Ponder this:

Friday, October 23, 2009

Coming Full Circle




In my effort to make sense of my life I often think, "If that tragic event hadn't happened, then that happy one would not have followed," or, "If I had decided to go to bed early that night instead of . . . I would never have had the chance to..."
I am not a Seeker of Wisdom. I just live and wait for it to come upon me.
In the last few weeks I have felt events being taken up, gathered up like the mouth of a drawstring purse.

Nearly a year ago I found myself in a position where I would either lose my full time job or work part time for a woman, a thing I had sworn I never again would do. The first six (and more) months were rough on my nerves and I was lonely, with a boss in the person where a friend had previously resided.

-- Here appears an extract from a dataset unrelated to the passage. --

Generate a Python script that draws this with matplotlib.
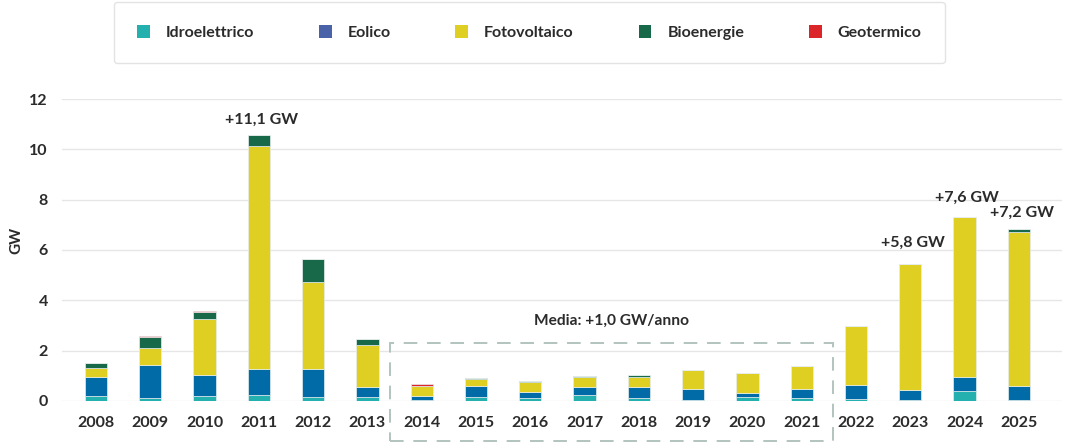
import numpy as np
import matplotlib.pyplot as plt
from matplotlib.patches import Patch, Rectangle

plt.rcParams['font.family'] = ['Lato', 'DejaVu Sans']

anni = ['2008', '2009', '2010', '2011', '2012', '2013', '2014', '2015', '2016',
        '2017', '2018', '2019', '2020', '2021', '2022', '2023', '2024', '2025']

# GW installati per fonte
idro = [0.20, 0.13, 0.20, 0.24, 0.17, 0.16, 0.05, 0.16, 0.13,
        0.24, 0.12, 0.03, 0.17, 0.13, 0.07, 0.02, 0.38, 0.03]
eolico = [0.76, 1.29, 0.83, 1.04, 1.11, 0.41, 0.15, 0.44, 0.23,
          0.33, 0.45, 0.46, 0.16, 0.33, 0.56, 0.42, 0.59, 0.57]
fotovoltaico = [0.34, 0.68, 2.22, 8.84, 3.45, 1.65, 0.41, 0.28, 0.38,
                0.39, 0.39, 0.74, 0.77, 0.92, 2.35, 5.01, 6.33, 6.10]
bio = [0.20, 0.45, 0.28, 0.45, 0.93, 0.24, 0.00, 0.03, 0.06,
       0.02, 0.07, 0.00, 0.00, 0.00, 0.00, 0.00, 0.00, 0.13]
geo = [0.00, 0.03, 0.06, 0.00, 0.00, 0.00, 0.06, 0.00, 0.00,
       0.00, 0.00, 0.00, 0.00, 0.00, 0.00, 0.00, 0.00, 0.00]

serie = [('Idroelettrico', idro, '#25b0b0', '#25b0b0'),
         ('Eolico', eolico, '#006ba6', '#4a62a8'),
         ('Fotovoltaico', fotovoltaico, '#dfcf22', '#dfcf22'),
         ('Bioenergie', bio, '#17694a', '#17694a'),
         ('Geotermico', geo, '#db2529', '#db2529')]

etichette = {'2011': ('+11,1 GW', 11.16), '2023': ('+5,8 GW', 6.28),
             '2024': ('+7,6 GW', 8.07), '2025': ('+7,2 GW', 7.47)}

testo = '#2b2b2b'
x = np.arange(len(anni))

fig = plt.figure(figsize=(10.65, 4.45), dpi=100)
ax = fig.add_axes([0.058, 0.099, 0.939, 0.6785])

base = np.zeros(len(anni))
for nome, val, col, _ in serie:
    val = np.array(val)
    ax.bar(x, val, width=0.41, bottom=base, color=col,
           edgecolor='#e6eeee', linewidth=0.5, zorder=3)
    base += val

for anno, (txt, y) in etichette.items():
    i = anni.index(anno)
    ax.text(x[i] + 0.05, y, txt, ha='center', va='center', fontsize=11.5,
            fontweight='bold', color=testo)

# riquadro della media
ax.add_patch(Rectangle((5.41, -1.6), 8.16, 3.9, fill=False, edgecolor='#b2c4bf',
                       linewidth=1.4, linestyle=(0, (7, 5)), clip_on=False, zorder=4))
ax.text(9.49, 3.18, 'Media: +1,0 GW/anno', ha='center', va='center',
        fontsize=11.2, fontweight='bold', color=testo)

ax.set_xlim(-0.63, 17.79)
ax.set_ylim(0, 12)
ax.set_yticks([0, 2, 4, 6, 8, 10, 12])
ax.set_xticks(x)
ax.set_xticklabels(anni)
ax.grid(axis='y', color='#e6e6e6', linewidth=1, zorder=0)
for s in ax.spines.values():
    s.set_visible(False)
ax.tick_params(length=0, labelsize=11.5, labelcolor=testo)
ax.tick_params(axis='x', pad=11)
ax.tick_params(axis='y', pad=10)
for lab in ax.get_xticklabels() + ax.get_yticklabels():
    lab.set_fontweight('bold')
ax.set_ylabel('GW', fontsize=11, fontweight='bold', color=testo)
ax.yaxis.set_label_coords(-0.038, 0.53)

handles = [Patch(facecolor=lc, label=n) for n, _, _, lc in serie]
leg = fig.legend(handles=handles, loc='lower left', ncol=5, mode='expand',
                 bbox_to_anchor=(0.0995, 0.84, 0.795, 0.135), fontsize=11.5,
                 handlelength=0.8, handleheight=0.8, handletextpad=1.0,
                 borderpad=1.45, frameon=True, fancybox=True)
leg.get_frame().set_edgecolor('#dddddd')
leg.get_frame().set_linewidth(1)
for t in leg.get_texts():
    t.set_fontweight('bold')
    t.set_color(testo)

fig.savefig('out.png', dpi=100)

Yesterday, the following conversation:
I: My old boss, Bella, told me a year ago, that blahblahblah...
Jane: Bella! I thought you didn't like her.
I: Well . . . with time and distance, I have seen that her insecurities and my insecurities went head to head and created a . . . volatile situation.
Jane smiled and nodded.
I: Here's a Bella Story. One night we were finally at the point of faxing a letter. Bella had revised it her usual seventy-five times, we'd looked it all over and it was finally perfect. It was late. Everybody else in the whole office wing had left. It was just the two of us sweating over this letter.
It was winter, I had missed my bus, I was going to have to wait at least another forty-five minutes for the next one.
So we faxed the letter.
We watched it go through the fax machine. I picked it up from its face-down position and we simultaneously saw that the letter was dated yesterday. Bella threw up her hands, half-turned away, and exploded, "Unngghh! I don't want them to think we're so stupid that we don't even know what day it is."
And I was thinking: What does it matter!
I redated the letter and faxed it again.
The next morning I couldn't speak to her. I could barely even look at her. I had had enough. After a while, Lou asked me if she had done something to make me mad. I said, "Bella, I am not stupid."
Horrified, Bella said, "I would never say you were stupid!"
It was all her: She had never meant any insult to me. She hadn't even realized what she was saying. And I was so nervous and jerky that I, of course, immediately had taken offense.

In the middle of my story, I realized that the Bella story was identical to stories I could tell about some events in recent months.
Jane realized it too. I could see it in her eyes.
We had been having a pretty nice morning already, but after that conversation, there was an ease in the air . . . an atmosphere of friendship and understanding and forgiveness.

I have my friend back and so does Jane.


R.D. and his wife M. were artists and sculptors, and our neighbors in that ancestral farm home to which I've referred previously. R.D. taught six-year-old June how to make a picture with Elmer's Glue, let it dry and then roll paint over paper placed on top of the hardened glue.
I remember M. smiling, holding my small hands, and exclaiming, "Look at those artist's thumbs!"
When my mother was a young woman she sat as model for R.D.'s sculpture class.
I have a long emotional history with the black-painted plaster head created by and given to my mother by one of the students. When I was very young there were long periods of time that my mother was not available to me. I remember weeping, cheek pressed to that black plaster cheek, wishing that enough longing might make enough magic to bring my mother home. The sculpture sits now where I can see it all my waking hours. It is a little chipped from having rolled around in my sister's truckbed for two weeks following my mother's funeral, where it had stood on a side table. One evening a few weeks ago I spent a half hour gazing at the head and remembering the Ds, their son, his widow, their daughter,
her husband. R. and M. died long ago, shortly after we left that place. Almost fifty years ago and more than fifty miles away.

A few days later I was on my way to attend an arty thing and saw neighbor Bob. In our conversation, Bob mentioned an artist he knew.
"Wait: What did you say his name is?"
Bob repeated the artist's name, the name of the man who'd married the Ds' daughter.
"What does he look like?"
Bob described the man.
"I know him! He was married to our neighbor's daughter!"
I do not expect to meet the man again and he would not remember me if I did. I barely existed for him even when he knew my family. Hearing his name, though, at just that time, so shortly after my contemplation of The Head and those younger days,
I felt myself caught in a wave curl of time.

When I began this blog I was in a state of feeling overtaken by a creative urge. I thought of late 2008- early 2009 as My Year Of Creativity.
I'm taking this juxtaposition of time and memory and events to be A Sign that My Year continues.

2 comments:

Barb said...

I like the photo you've used to illustrate your post: It reminds me of "though a glass darkly..." Sometimes I wonder how life spins and weaves together events and memories that sometimes and somehow might impact us years and years later.

Wanda..... said...

Your posts resonates with me and the feelings of whatever will be will be, how the smallest thing has deep meaning, that things are not always as they appear, and how we should live with an open mind and heart!